Dari enam bidang pada kategori yang dikompetisikan tersebut, dua karya tulis Bagja meraih penghargaan. Adapun bidang yang dinilai juri adalah Politik, Hukum, Seni dan budaya, Olah raga, Ekonomi-Bisnis, dan Sosial.
Usai meraih penghargaan, Kamis (3/12), Bagja kepada Tempo memaparkan bahwa masing-masing bidang karyanya menekankan soal ketidakwajaran serta kejanggalan sebuah peristiwa.
Baca Juga:
Untuk bidang Ekonomi-Bisnis, Bagja membuat karya tulis berjudul "Akal-akalan Biaya Administrasi PLN" yang mengungkap tentang proses pembayaran listrik secara online. "Soal pembayaran secara online ini ternyata tidak didiskusikan perusahaan (PLN) dengan pihak Dewan Perwakilan Rakyat. Bahkan publik pun tak mendapat info soal bayar listrik online ini," paparnya.
Keuntungan proses pembayaran listrik secara online tersebut pada akhirnya, dinikmati oleh perusahaan yang telah ditunjuk PLN. Selain itu, ungkap Bagja, PLN memiliki kepemilikan sebesar lima persen di sebuah yayasan pendidikan. "Ini tidak boleh terjadi, karena akan membuat konflik kepentingan."
Sedang untuk kategori Seni dan Budaya, Bagja mengangkat peristiwa pencurian arca di kratonan Surakarta, yang melibatkan adik mantan pensiunan perwira tinggi, Prabowo Subiyanto, Hasyim Djojohadikusumo.
Menurut Bagja, ada seorang Arkeolog dari Yogyakarta bernama Lambang Babar Purnomo, yang tewas saat kasus pencurian arca kuno tersebut terjadi. "Dia tiba-tiba saja tewas. Entah kenapa, polisi pun tak bisa mengungkapnya," papar Bagja.
Lambang ditengarai tewas secara tak wajar. Pasalnya, Lambang adalah seorang saksi ahli kasus pencurian benda bersejarah tersebut, yang kesaksiannya bakal mampu membongkar rentetan kasus pencurian benda bersejarah lainnya.
"Lambang memegang data-data penting untuk rentetan kasus pencurian benda bersejarah lainnya. Sayang, kematiannya tak terungkap polisi," pungkasnya.

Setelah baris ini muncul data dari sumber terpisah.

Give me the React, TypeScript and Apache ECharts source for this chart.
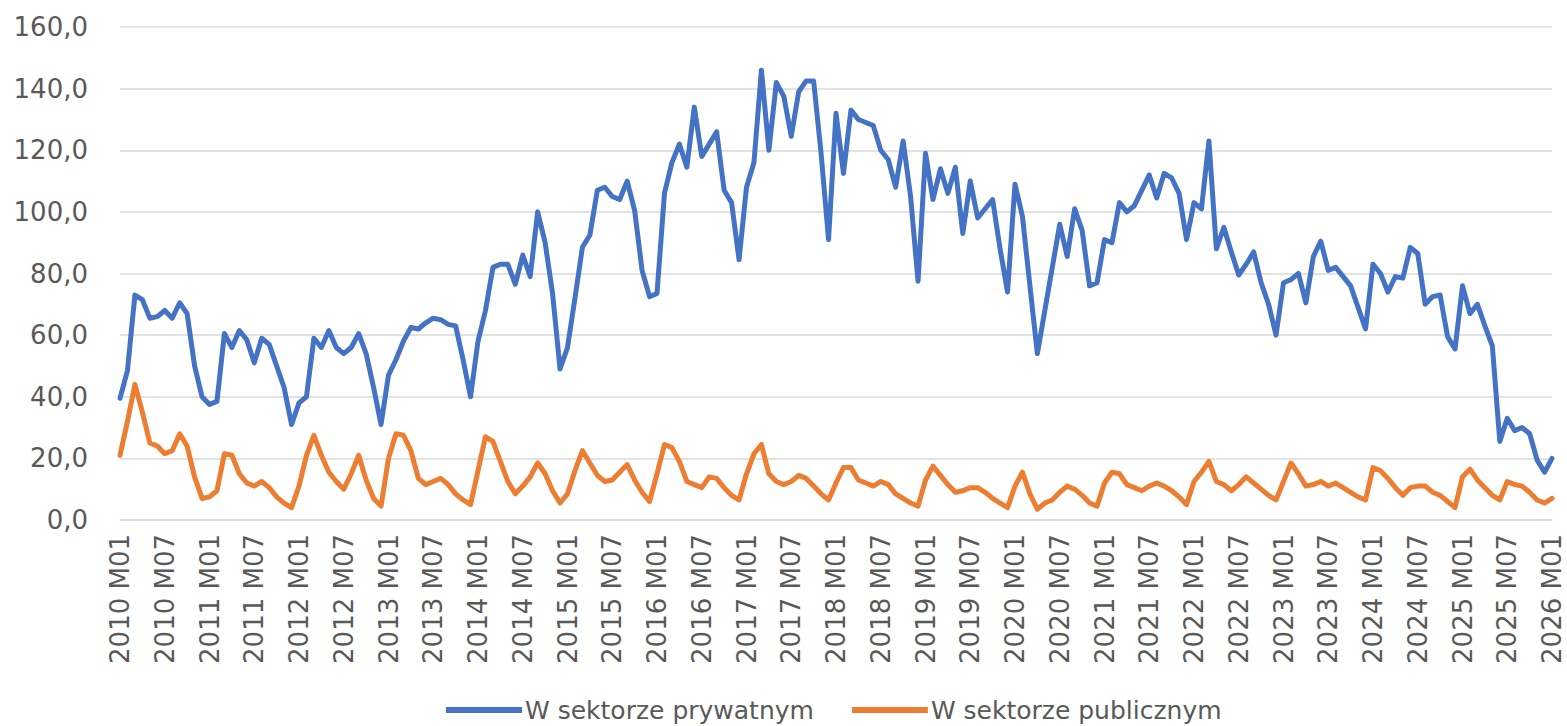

Namun dengan karya tulisnya itu, yang telah dilansir di Tempo, Bagja dengan yakin mengatakan bahwa Lambang meninggal karena dibunuh. "Polisi tak bisa ungkap itu, tapi Tempo mampu mengungkap bahwa Lambang dibunuh."
Penghargaan Adiwarta Sampoerna, ungkap Bagja, merupakan kali pertama yang ia raih. Sebelumnya, tiga penghargaan berturut-turut dari Aliansi Jurnalis Independen Jakarta berhasil diboyongnya. "Kalau dulu ada tiga dari AJI. Kalau yang Adiwarta Samporna baru sekali," katanya.
Selain Bagja Hidayat dari Tempo, penghargaan media cetak untuk kategori yang sama juga diraih Asrosi Karni dari Gatra. Pada penyelenggaraaan Anugerah Adiwarta Sampoerna 2009, panitia menerima 1.136 naskah.